[START OF Material supplied]
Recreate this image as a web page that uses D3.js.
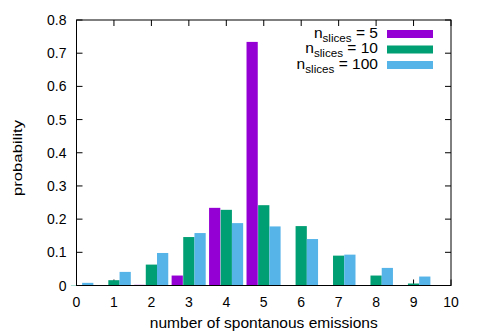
<!DOCTYPE html>
<html><head><meta charset="utf-8">
<script src="https://cdn.jsdelivr.net/npm/d3@7"></script>
<style>body{margin:0;background:#fff}svg{display:block}text{font-family:"Liberation Sans",Arial,sans-serif;fill:#000}</style>
</head><body><svg id="c" width="479" height="336"></svg>
<script>
const categories = [0,1,2,3,4,5,6,7,8,9];
const seriesNames = ["5","10","100"];
const seriesColors = ["#9400d3","#009e73","#56b4e9"];
const valuesN5   = [0, 0, 0.002, 0.030, 0.234, 0.734, 0, 0, 0, 0];
const valuesN10  = [0.001, 0.016, 0.063, 0.146, 0.228, 0.242, 0.179, 0.090, 0.030, 0.006];
const valuesN100 = [0.008, 0.041, 0.098, 0.158, 0.188, 0.178, 0.140, 0.093, 0.053, 0.027];
const xTicks = [0,1,2,3,4,5,6,7,8,9,10];
const yTicks = [0,0.1,0.2,0.3,0.4,0.5,0.6,0.7,0.8];
const series = [valuesN5, valuesN10, valuesN100];
const offsets = [-0.31, 0, 0.3];
const barW = 0.3;

const svg = d3.select("#c");
const L=76.5, R=451, T=20, B=285.5;
const x = d3.scaleLinear().domain([0,10]).range([L,R]);
const y = d3.scaleLinear().domain([0,0.8]).range([B,T]);
const tl = 6;

// inward ticks (drawn before bars)
const g = svg.append("g").attr("stroke","#000").attr("stroke-width",1);
xTicks.forEach(t=>{
  g.append("line").attr("x1",x(t)).attr("x2",x(t)).attr("y1",B).attr("y2",B-tl);
  g.append("line").attr("x1",x(t)).attr("x2",x(t)).attr("y1",T).attr("y2",T+tl);
});
yTicks.forEach(t=>{
  g.append("line").attr("x1",L).attr("x2",L+tl).attr("y1",y(t)).attr("y2",y(t));
  g.append("line").attr("x1",R).attr("x2",R-tl).attr("y1",y(t)).attr("y2",y(t));
});

// bars
series.forEach((vals,si)=>{
  svg.append("g").selectAll("rect").data(categories).join("rect")
    .attr("x",d=>x(d+offsets[si]-barW/2))
    .attr("width",d=>x(barW)-x(0))
    .attr("y",(d,i)=>y(vals[i]))
    .attr("height",(d,i)=>y(0)-y(vals[i]))
    .attr("fill",seriesColors[si]);
});

// border
svg.append("rect").attr("x",L).attr("y",T).attr("width",R-L).attr("height",B-T)
  .attr("fill","none").attr("stroke","#000").attr("stroke-width",1);

// tick labels
svg.append("g").selectAll("text").data(xTicks).join("text")
  .attr("x",d=>x(d)).attr("y",B+21).attr("text-anchor","middle")
  .style("font-size","14px").text(d=>d);
svg.append("g").selectAll("text").data(yTicks).join("text")
  .attr("x",L-10).attr("y",d=>y(d)+5).attr("text-anchor","end")
  .style("font-size","14px").text(d=>d===0?"0":d3.format(".1f")(d));

// axis labels (horizontally stretched like the reference rendering)
svg.append("g").attr("transform",`translate(${(L+R)/2},328) scale(1.11,1)`)
  .append("text").attr("text-anchor","middle").style("font-size","14px")
  .text("number of spontanous emissions");
svg.append("g").attr("transform","translate(22,158) rotate(-90) scale(1.24,1)")
  .append("text").attr("text-anchor","middle").style("font-size","13.5px")
  .text("probability");

// legend
const legY = [34, 49.5, 65];
seriesNames.forEach((n,i)=>{
  const t = svg.append("g").attr("transform",`translate(378,${legY[i]+3.5}) scale(1.11,1)`)
    .append("text").attr("text-anchor","end").style("font-size","14px");
  t.append("tspan").text("n");
  t.append("tspan").attr("dy",4).style("font-size","10.5px").text("slices");
  t.append("tspan").attr("dy",-4).text(" = "+n);
  svg.append("rect").attr("x",387).attr("y",legY[i]-4).attr("width",46).attr("height",8).attr("fill",seriesColors[i]);
});
</script></body></html>
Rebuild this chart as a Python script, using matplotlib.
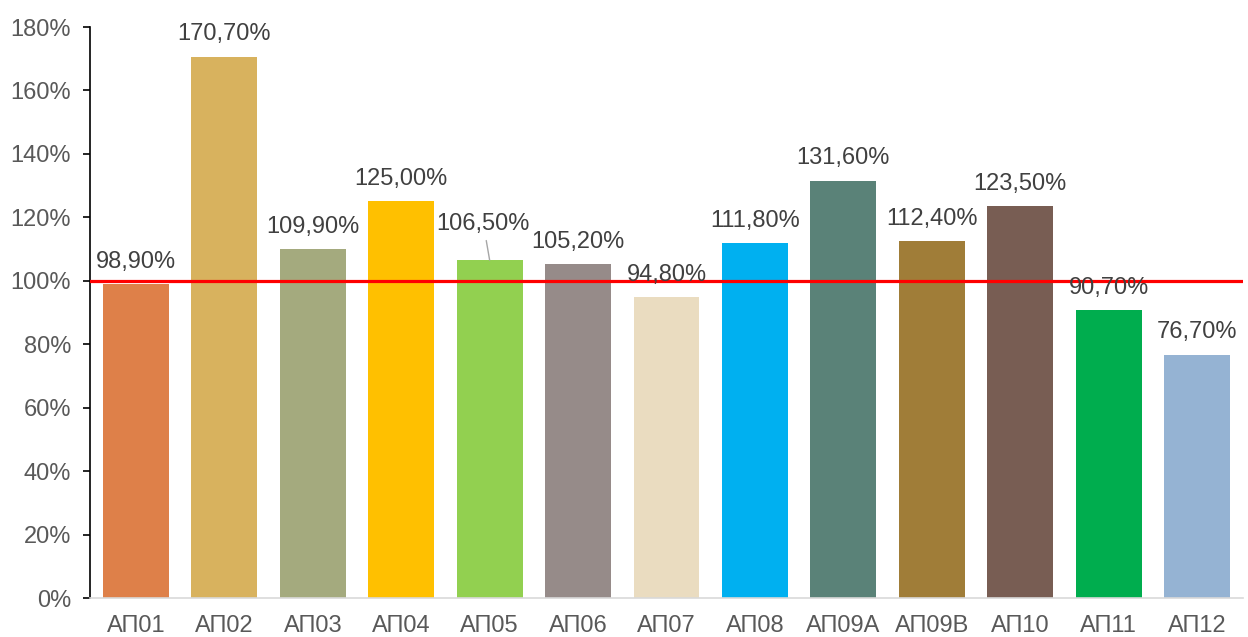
import matplotlib
matplotlib.use("Agg")
import matplotlib.pyplot as plt
import numpy as np

plt.rcParams['font.family'] = ['Liberation Sans', 'DejaVu Sans']

categories = ["АП01", "АП02", "АП03", "АП04", "АП05", "АП06", "АП07",
              "АП08", "АП09А", "АП09В", "АП10", "АП11", "АП12"]
values = [98.9, 170.7, 109.9, 125.0, 106.5, 105.2, 94.8,
          111.8, 131.6, 112.4, 123.5, 90.7, 76.7]
colors = ["#DE8049", "#D8B25E", "#A4AA7E", "#FFC000", "#92D050", "#968B89",
          "#EADCC0", "#00B0F0", "#5A8278", "#A07D38", "#785D53", "#00AD4E",
          "#95B3D3"]
target = 100
yticks = np.arange(0, 181, 20)

fig = plt.figure(figsize=(12.48, 6.37), dpi=100)
ax = fig.add_axes([0.0721, 0.0612, 0.9239, 0.8964])

x = np.arange(len(categories))
ax.bar(x, values, width=0.745, color=colors, zorder=2)
ax.axhline(target, color="#FF0000", linewidth=2.3, zorder=3)

for i, v in enumerate(values):
    txt = f"{v:.2f}".replace(".", ",") + "%"
    if categories[i] == "АП05":
        ax.annotate(txt, xy=(i, v), xytext=(-4.5, 26),
                    textcoords="offset points", ha="center", va="center",
                    fontsize=17, color="#404040",
                    arrowprops=dict(arrowstyle="-", color="#A6A6A6", lw=1,
                                    shrinkA=2, shrinkB=0))
    else:
        ax.annotate(txt, xy=(i, v), xytext=(0, 16),
                    textcoords="offset points", ha="center", va="center",
                    fontsize=17, color="#404040", zorder=4)

ax.set_xlim(-0.52, len(categories) - 0.48)
ax.set_ylim(0, 180)
ax.set_yticks(yticks)
ax.set_yticklabels([f"{t}%" for t in yticks], fontsize=17, color="#595959")
ax.set_xticks(x)
ax.set_xticklabels(categories, fontsize=17, color="#595959")
ax.tick_params(axis="x", length=0, pad=12)
ax.tick_params(axis="y", length=5, width=1.2, color="black", pad=8.5)

for s in ["top", "right"]:
    ax.spines[s].set_visible(False)
ax.spines["left"].set_color("black")
ax.spines["left"].set_linewidth(1.2)
ax.spines["bottom"].set_color("#D9D9D9")
ax.spines["bottom"].set_linewidth(1.2)

fig.savefig("out.png", dpi=100)
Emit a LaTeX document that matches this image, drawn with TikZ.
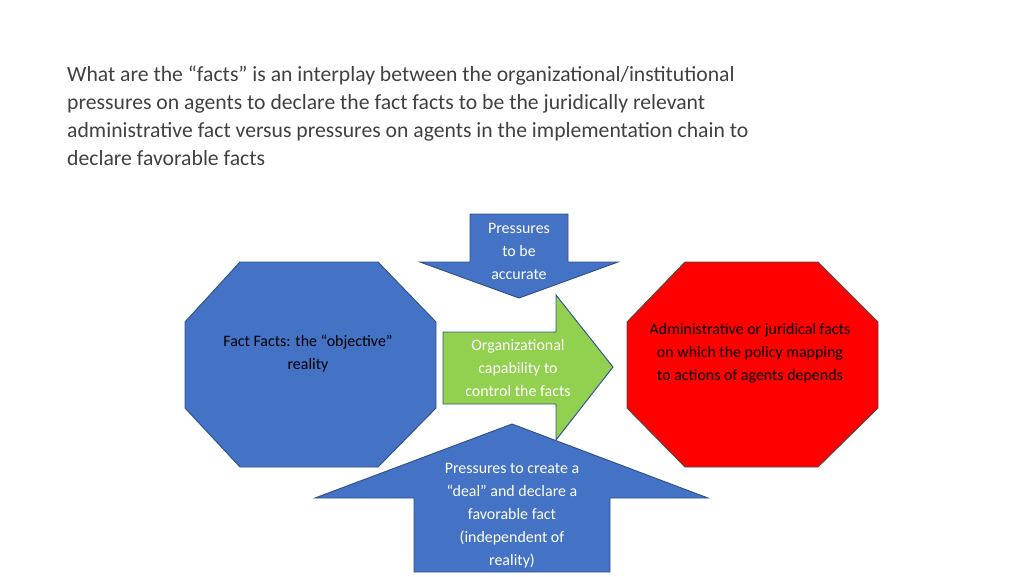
\documentclass[tikz,border=0pt]{standalone}
\usepackage{fontspec}
\setmainfont{Carlito}
\definecolor{blu}{HTML}{4472C4}
\definecolor{grn}{HTML}{92D050}
\definecolor{edge}{HTML}{2F528F}
\begin{document}
\begin{tikzpicture}[x=0.03cm,y=-0.03cm,
  shapeblue/.style={fill=blu,draw=edge,line width=0.8pt},
  lbl/.style={align=center,font=\fontsize{13.6pt}{19.6pt}\selectfont,inner sep=0pt},
  title/.style={align=left,font=\fontsize{18.5pt}{23.8pt}\selectfont,inner sep=0pt,text=black!75}]
\useasboundingbox (0,0) rectangle (1024,576);
% title
\node[title,anchor=north west] (t) at (67,66) {What are the “facts” is an interplay between the organizational/institutional\\pressures on agents to declare the fact facts to be the juridically relevant\\administrative fact versus pressures on agents in the implementation chain to\\declare favorable facts};
% left octagon
\draw[shapeblue] (240,262)--(378,262)--(436,322)--(436,408)--(378,467)--(240,467)--(185,408)--(185,322)--cycle;
% right octagon
\draw[fill=red,draw=black!70,line width=0.8pt] (685,262)--(818,262)--(878,322)--(878,408)--(818,467)--(685,467)--(627,408)--(627,322)--cycle;
% down arrow
\draw[shapeblue] (470,214)--(568,214)--(568,262)--(618,262)--(519,298)--(420,262)--(470,262)--cycle;
% green arrow
\draw[fill=grn,draw=edge,line width=0.8pt] (443,332)--(556,332)--(556,295)--(613,367)--(556,440)--(556,404)--(443,404)--cycle;
% up arrow
\draw[shapeblue] (512,424)--(708,498)--(610,498)--(610,572)--(414,572)--(414,498)--(315,498)--cycle;
% texts
\node[lbl,text=white] (pa) at (519,251) {Pressures\\to be\\accurate};
\node[lbl,text=white] (oc) at (518,368) {Organizational\\capability to\\control the facts};
\node[lbl] (ff) at (308,354) {Fact Facts: the “objective”\\reality};
\node[lbl] (ad) at (750,353) {Administrative or juridical facts\\on which the policy mapping\\to actions of agents depends};
\node[lbl,text=white] (pd) at (512,516) {Pressures to create a\\“deal” and declare a\\favorable fact\\(independent of\\reality)};
\end{tikzpicture}
\end{document}
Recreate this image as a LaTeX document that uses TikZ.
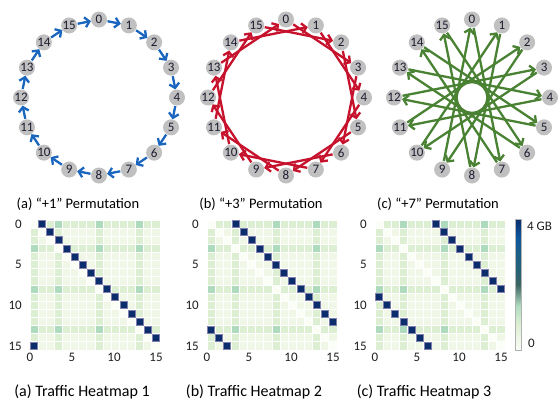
[END OF Material supplied]
* [What this task involves]:
Select the lines that carry the string "image" and copy them.

* [Complete response]:
Recreate this image as a web page that uses D3.js.
Emit a LaTeX document that matches this image, drawn with TikZ.
Recreate this image as a LaTeX document that uses TikZ.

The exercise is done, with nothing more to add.